Syrian Army soldiers after breaking the siege of Nubl and al-Zahraa, 3 February 2016. A flag of the local "Soldiers of the Mahdi" (Imam Hujja Regiment) forces is in the foreground.
Date19 July 2012 – 3 February 2016
(3 years, 6 months, 2 weeks and 1 day)

Decisive Syrian government victory[5]

Free Syrian Army[1][2]
Islamic Front[2]
al-Nusra Front[2]
Islamic State of Iraq and the Levant[3]

Syria Syrian Arab Republic

 Russia (from late 2015)
Allied militias:
Harakat Hezbollah al-Nujaba[4]
Commanders and leaders

Abu Qudama al-Urduni [6]
(Al-Nusra commander of Harim and Salqin)
Sheikh Mahmoud al-Khayr [7][better source needed]

Abu ‘Isma’aeel al-Hamwi [7][better source needed]
Mohsen Ghajarian 
Units involved

Free Syrian Army

Syrian Armed Forces

Iran Iranian Armed Forces

Russia Russian Armed Forces

Lebanese and Syrian Hezbollah

Unknown 3,000 NDF fighters[14]
125 Lebanese Hezbollah fighters[14]

The siege of Nubl and al-Zahraa during the Syrian civil war was laid by rebels to capture two Syrian government-held towns north of Aleppo, after they had seized most of the northern countryside in July 2012. The siege was lifted on 3 February 2016, as a result of a Syrian government offensive.[15]


Fighting in the Aleppo Governorate began on 10 February 2012. Over the next five months, major clashes left large parts of the rural countryside under rebel control, while the provincial capital, Aleppo city, remained firmly under government control. On 19 July 2012, rebel forces stormed the city and the battle for Aleppo began,[16] which reached a stalemate by September that dragged on over the following years, with the city divided between the two opposing forces.

The siege[edit]

Map of the siege (Red: Syrian Arab Republic, Green: Syrian Opposition, Yellow: Kurdish forces)

The majority-Shiite towns of Nubl and al-Zahraa, with a combined population of 35,000–60,000,[17][18] were placed under siege by the Free Syrian Army (FSA) opposition group, beginning in July 2012. Movement out of Nubl was severely curtailed and residents relied on goods being airlifted by the Syrian Army. Relations between the inhabitants of Nubl and the surrounding villages were normally friendly, however during the ongoing civil war, anti-government supporters from nearby Sunni villages claimed that Nubl and al-Zahraa were hosting shabiha pro-government militias that launched attacks against opposition supporters.
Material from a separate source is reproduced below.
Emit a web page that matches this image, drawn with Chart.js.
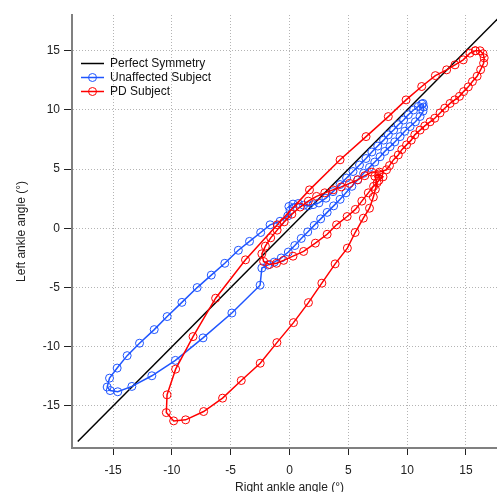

There were numerous tit-for-tat kidnappings between Nubl and pro-opposition villages in its vicinity.[19][20] After months of rebel siege and continuous reciprocal kidnappings, popular committees in the two towns agreed to begin negotiations with the Sunni rebels on 27 March 2013. The agreement to negotiate was organised by Kurdish parties from the neighbouring Kurd Dagh region, controlled by the Kurdish-led PYD. The talks were to be brokered by the Kurds, and several kidnapped individuals had been freed on both sides.[21] Over the following years, the only land route that brought some food and essential goods came from the then-Kurdish-held town of Afrin, to the north.[18]

In mid-2013, 125 Hezbollah fighters were deployed via helicopters to reinforce the government defenses.[14]

In February 2014, al-Qaeda's al-Nusra Front and other Islamist groups captured the al-Ma'amel industrial area in the south of al-Zahraa.[22]

On 23 November 2014, the al-Nusra Front, along with other Islamist factions, launched a three-front assault on the two towns and seized the industrial area southeast of al-Zahraa.[23] They also advanced into the eastern outskirts of Nubl, which they targeted with dozens of mortar and hell-cannon shells after capturing buildings that were part of the government's first line of defense. Besides the regular Syrian Armed Forces troops and Hezbollah, the towns were also defended by their residents.[24] By the next day, both areas were recaptured by government forces.[7] Between eight and 43 rebels were killed during the two-day offensive.[24][7]

On 8 January 2015, a new rebel offensive, led by the al-Nusra Front, was launched against Nubl and Al-Zahraa. The first attack wave succeeded in breaking the first defensive line in both East Nubl and South Al-Zahraa, in the industrial area, and persisted overnight. The attack was repelled by National Defence Forces (NDF) and Hezbollah troops, ultimately resulting in the deaths of 14 rebels and 11 pro-government fighters. The rebels also lost four tanks,[25] three of which were captured.[26] Before being forced to retreat from the eastern part of Nubl, the rebels managed to capture the town's first and second roundabouts.[27] During the fighting, a series of air raids reportedly destroyed rebel reinforcement convoys coming from al-Maayer.[14] The next day, according to pro-government sources, a second attack was also repelled.[28] By 14 January, the military secured Nubl and claimed that al-Nusra suffered 250 dead during the offensive.[14]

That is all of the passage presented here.